Insoweit kann ich nur dazu raten: Lassen Sie die Kirche im Dorf! Skandalisieren Sie nicht ganz normale Vorfälle! Wenn Sie noch einmal ein Gutachten lesen, lesen Sie bitte auch den Beipackzettel …
Frau Präsidentin! Meine Damen und Herren! Herr Körfges, das ist ja schon ein erstaunlicher Auftritt gewesen. Wenn Sie mal einen Lehrauftrag für Verfassungsrecht angeboten bekommen, lehnen Sie ihn bitte ab.

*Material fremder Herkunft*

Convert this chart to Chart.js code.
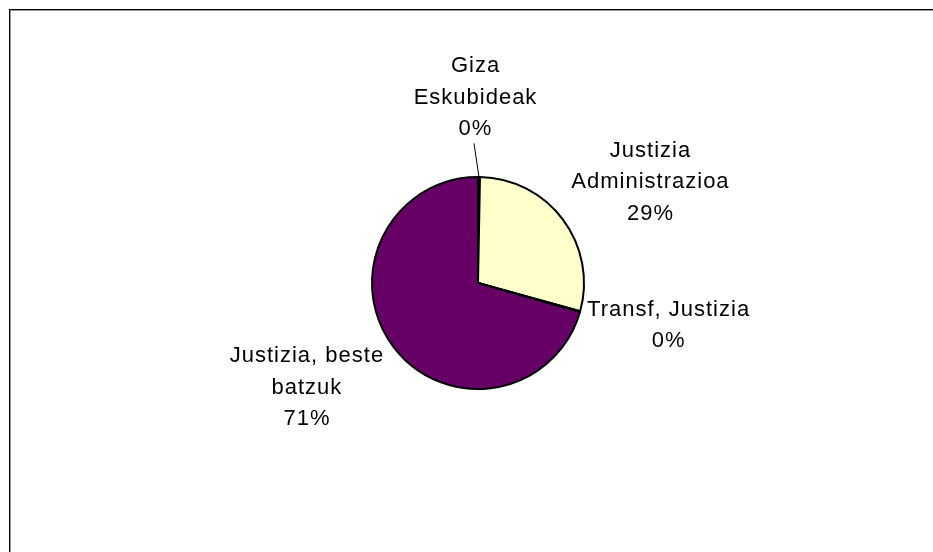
<!DOCTYPE html>
<html>
<head>
<meta charset="utf-8">
<script src="https://cdn.jsdelivr.net/npm/chart.js@4"></script>
<style>
  html, body { margin: 0; padding: 0; background: #fff; overflow: hidden; }
  #wrap { position: relative; width: 933px; height: 552px; }
  #frame { position: absolute; left: 9px; top: 9px; width: 1000px; height: 1000px;
           border: 1px solid #000; box-shadow: inset 1px 1px 0 #999; }
  #pc { position: absolute; left: 0; top: 0; }
</style>
</head>
<body>
<div id="wrap">
  <div id="frame"></div>
  <canvas id="pc" width="933" height="552"></canvas>
</div>
<script>
const categories = ['Giza Eskubideak', 'Justizia Administrazioa', 'Transf, Justizia', 'Justizia, beste batzuk'];
const labelLines = [['Giza', 'Eskubideak'], ['Justizia', 'Administrazioa'], ['Transf, Justizia'], ['Justizia, beste', 'batzuk']];
const values = [0.3, 29.0, 0.1, 70.6];
const colors = ['#993366', '#FFFFCC', '#CCFFFF', '#660066'];

// label placement relative to the slice edge point (first baseline)
const labelOffsets = [[-4, -105], [87, -63], [88, 4], [-87, 15]];

const total = values.reduce((a, b) => a + b, 0);

const labelPlugin = {
  id: 'xlLabels',
  afterDatasetsDraw(chart) {
    const ctx = chart.ctx;
    const arcs = chart.getDatasetMeta(0).data;
    ctx.save();
    ctx.fillStyle = '#000';
    ctx.font = '22px "Liberation Sans", Arial, sans-serif';
    ctx.letterSpacing = '1px';
    ctx.textAlign = 'center';
    ctx.textBaseline = 'alphabetic';
    arcs.forEach((arc, i) => {
      const mid = (arc.startAngle + arc.endAngle) / 2;
      const ex = arc.x + Math.cos(mid) * arc.outerRadius;
      const ey = arc.y + Math.sin(mid) * arc.outerRadius;
      const lx = ex + labelOffsets[i][0];
      const ly = ey + labelOffsets[i][1];
      const lines = labelLines[i].concat([Math.round(values[i] / total * 100) + '%']);
      lines.forEach((t, k) => ctx.fillText(t, lx + 0.5, ly + k * 31.7));
      if (i === 0) {
        ctx.beginPath();
        ctx.strokeStyle = '#000';
        ctx.lineWidth = 1;
        ctx.moveTo(lx - 1, ly + 2 * 31.7 + 8);
        ctx.lineTo(ex, ey);
        ctx.stroke();
      }
    });
    ctx.restore();
  }
};

new Chart(document.getElementById('pc').getContext('2d'), {
  type: 'pie',
  data: {
    labels: categories,
    datasets: [{
      data: values,
      backgroundColor: colors,
      borderColor: '#000',
      borderWidth: 2,
      radius: 106,
      hoverOffset: 0,
      offset: 0,
    }],
  },
  options: {
    responsive: false,
    animation: false,
    layout: { padding: { left: 23, right: 0, top: 14, bottom: 0 } },
    plugins: { legend: { display: false }, tooltip: { enabled: false } },
  },
  plugins: [labelPlugin],
});
</script>
</body>
</html>
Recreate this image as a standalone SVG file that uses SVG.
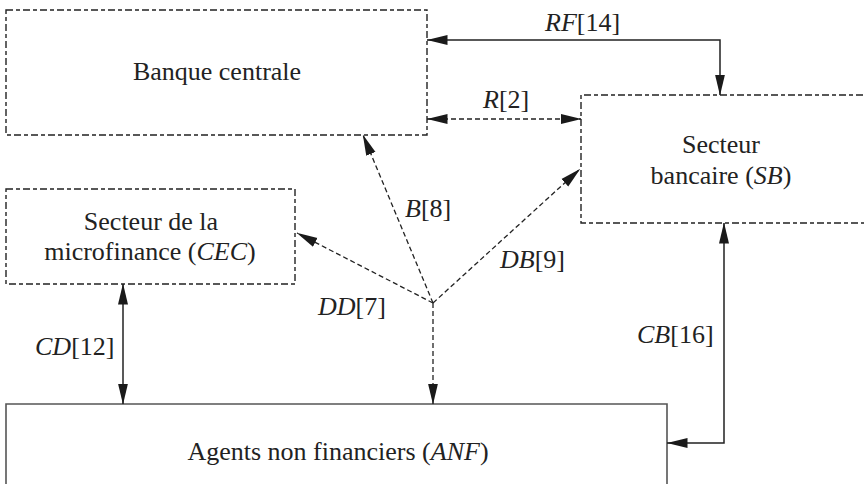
<svg xmlns="http://www.w3.org/2000/svg" width="864" height="484" viewBox="0 0 864 484">
<style>
text{font-family:'Liberation Serif','DejaVu Serif',serif;font-size:26px;fill:#222}
.c{text-anchor:middle}
.i{font-style:italic}
.box{fill:none;stroke:#222;stroke-width:1.4;stroke-dasharray:7 3 4 3}
.solidbox{fill:none;stroke:#555;stroke-width:1.6}
.s{fill:none;stroke:#222;stroke-width:1.5}
.d{fill:none;stroke:#222;stroke-width:1.3;stroke-dasharray:5 3}
</style>
<defs>
<marker id="ah" markerUnits="userSpaceOnUse" markerWidth="21" markerHeight="11" viewBox="0 0 21 11" refX="20.5" refY="5.5" orient="auto-start-reverse">
<path d="M0,0.5 L21,5.5 L0,10.5 z" fill="#1a1a1a"/>
</marker>
</defs>
<g id="banque">
<rect class="box" x="6" y="10" width="421" height="125"/>
<text class="c" x="217" y="80" font-family="Liberation Serif, serif">Banque centrale</text>
</g>
<g id="sb">
<path class="box" d="M880,95 H581 V223 H880"/>
<text class="c" x="721" y="153" font-family="Liberation Serif, serif">Secteur</text>
<text class="c" x="721" y="184" font-family="Liberation Serif, serif">bancaire (<tspan class="i">SB</tspan>)</text>
</g>
<g id="cec">
<rect class="box" x="6" y="189" width="289" height="95"/>
<text class="c" x="151" y="230" font-family="Liberation Serif, serif">Secteur de la</text>
<text class="c" x="150" y="260" font-family="Liberation Serif, serif">microfinance (<tspan class="i">CEC</tspan>)</text>
</g>
<g id="anf">
<path class="solidbox" d="M6,490 V404 H667 V490"/>
<text class="c" x="338" y="460" font-family="Liberation Serif, serif">Agents non financiers (<tspan class="i">ANF</tspan>)</text>
</g>
<g id="connectors">
<path class="s" d="M427,40 H720 V95" marker-start="url(#ah)" marker-end="url(#ah)"/>
<line class="d" x1="427" y1="119" x2="581" y2="119" marker-start="url(#ah)" marker-end="url(#ah)"/>
<line class="d" x1="433" y1="303" x2="363" y2="135" marker-end="url(#ah)"/>
<line class="d" x1="433" y1="303" x2="297" y2="233" marker-end="url(#ah)"/>
<line class="d" x1="433" y1="303" x2="580" y2="169" marker-end="url(#ah)"/>
<line class="d" x1="433" y1="303" x2="433" y2="404" marker-end="url(#ah)"/>
<line class="s" x1="123" y1="284" x2="123" y2="404" marker-start="url(#ah)" marker-end="url(#ah)"/>
<path class="s" d="M724,223 V443 H667" marker-start="url(#ah)" marker-end="url(#ah)"/>
</g>
<g id="labels">
<text x="545" y="31"><tspan class="i">RF</tspan>[14]</text>
<text x="483" y="108"><tspan class="i">R</tspan>[2]</text>
<text x="405" y="217"><tspan class="i">B</tspan>[8]</text>
<text x="318" y="315"><tspan class="i">DD</tspan>[7]</text>
<text x="500" y="268"><tspan class="i">DB</tspan>[9]</text>
<text x="35" y="355"><tspan class="i">CD</tspan>[12]</text>
<text x="637" y="343"><tspan class="i">CB</tspan>[16]</text>
</g>
</svg>
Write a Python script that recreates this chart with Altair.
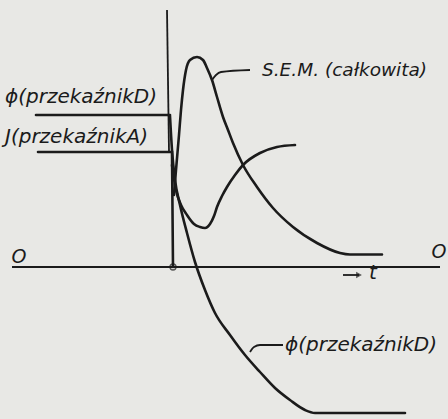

Das im Auftrag der Landtagspräsidentin erstellte Rechtsgutachten zu Grund und Grenzen auf die Tätigkeit des Effizienzteams bezogener parlamentarischer Informationsrechte ist für die Landesregierung gleich in mehrfacher Hinsicht beschämend.
Beschämend ist es in erster Linie, weil der parlamentarische Gutachterdienst der Landesregierung bescheinigt, dass ihre bisherige Praxis, parlamentarischen Anfragen zur Tätigkeit des Effizienzteams zu begegnen, die Anforderungen der verfassungsgerichtlichen Rechtsprechung verfehlt.